January tends to get the reputation of being Hollywood's dumping ground of movies that aren't going to make critics happy. But it's a new year and there's plenty of great flicks to catch in theaters, including many of the Oscar-nominated contenders. One of the new films opening this weekend in New York (and expanding to L.A. next week) is the Cannes Film Festival Jury Prize winner from veteran Japanese director Hirokazu Kore-eda. If you're in New York or in one of the upcoming expanding markets, here's one "sleeper" you should definitely consider watching.

THE MOVIE: Like Father, Like Son

THE DIRECTOR: Hirokazu Kore-eda

THE STORY:  An upper-middle-class family learns that the son they've been raising for six years was actually switched at birth.

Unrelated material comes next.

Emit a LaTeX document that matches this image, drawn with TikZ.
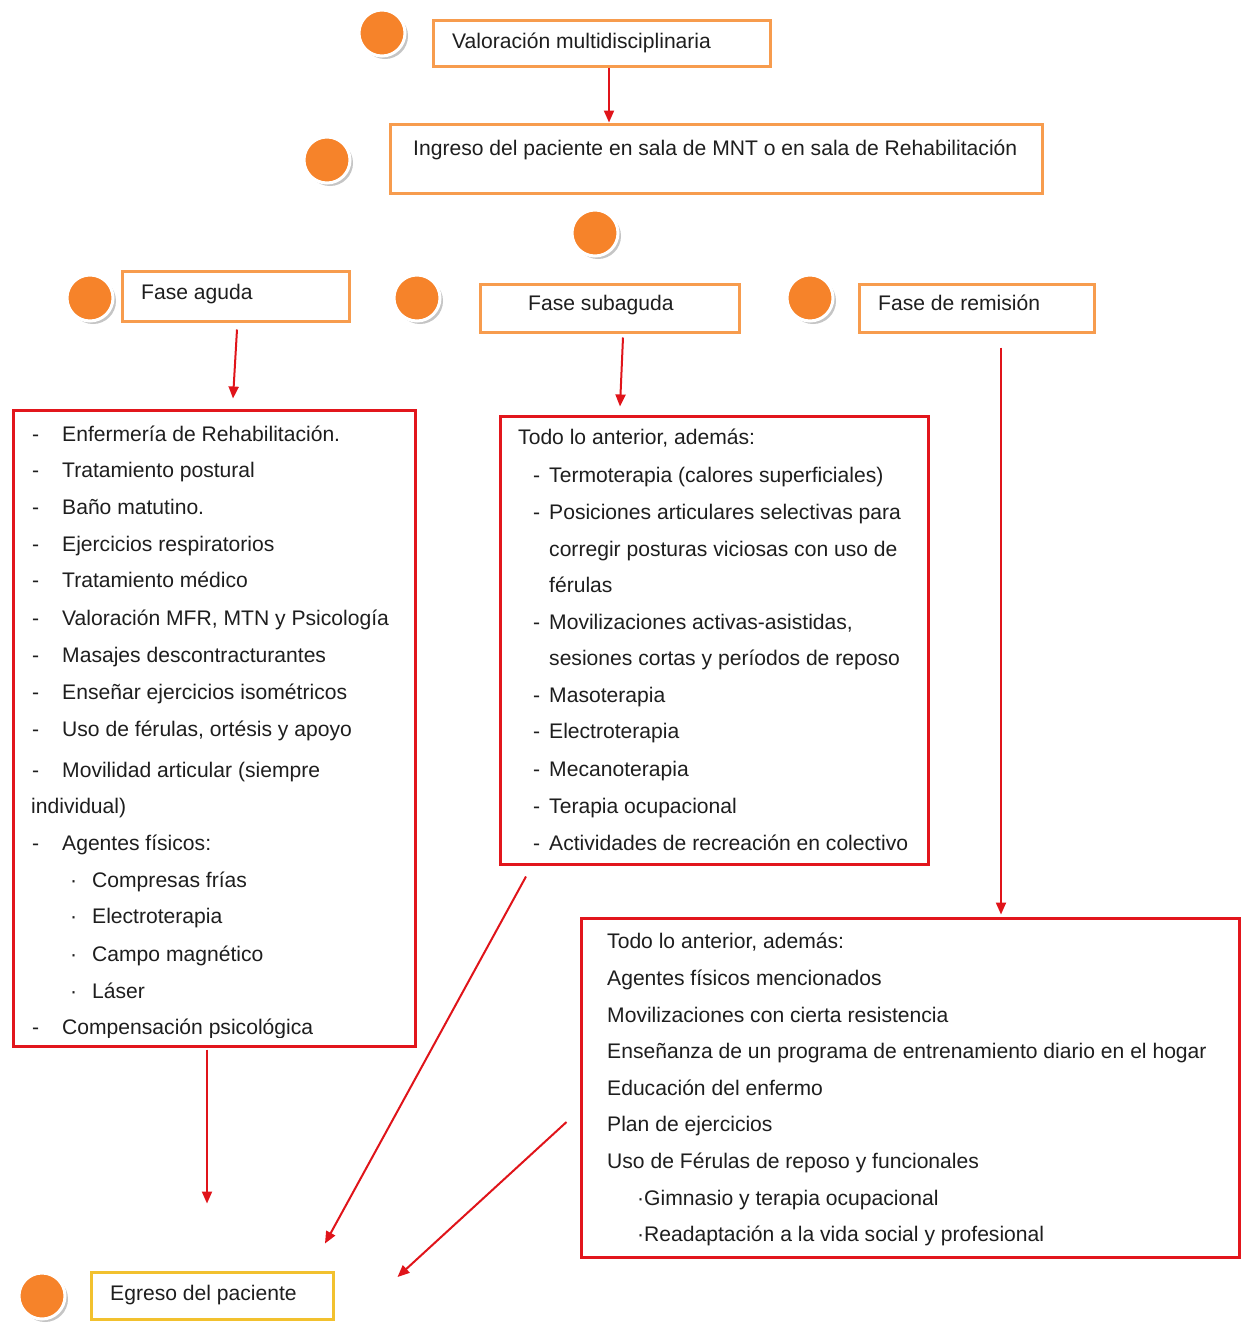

The revelation sets off a series of emotional and life-changing decisions to raise their biological son or the child they've raised as their own.

WHY YOU SHOULD SEE IT: You may read that synopsis above and think this has soap-y Lifetime movie of the week written all over it. But it's not. The winner of the Grand Jury Prize at last year's Cannes Film Festival never spins that far out of control. It makes you care about the characters, not just the kids, but the adults as well, as they struggle to come to terms with the stunning revelation.

The film impressed Steven Spielberg so much that he is moving forward with an American remake, a project where he'll serve as producer.

Family dramas are a tough genre to crack. There has to be the right amount balance of emotion and candor to make an audience want to sit there for two hours. Award-winning director Kore-eda does just that in this bittersweet poem about paternal love.

THE BUZZ: In addition to winning the Grand Jury Prize at last year's Cannes Film Festival, Like Father, Like Son was also nominated for the festival's top prize, the Palme d'Or. Kore-eda and the film have also been nominated at the Asia-Pacific, London, Ghent, Vancouver, Yokohama, Oslo and San Paulo film festivals.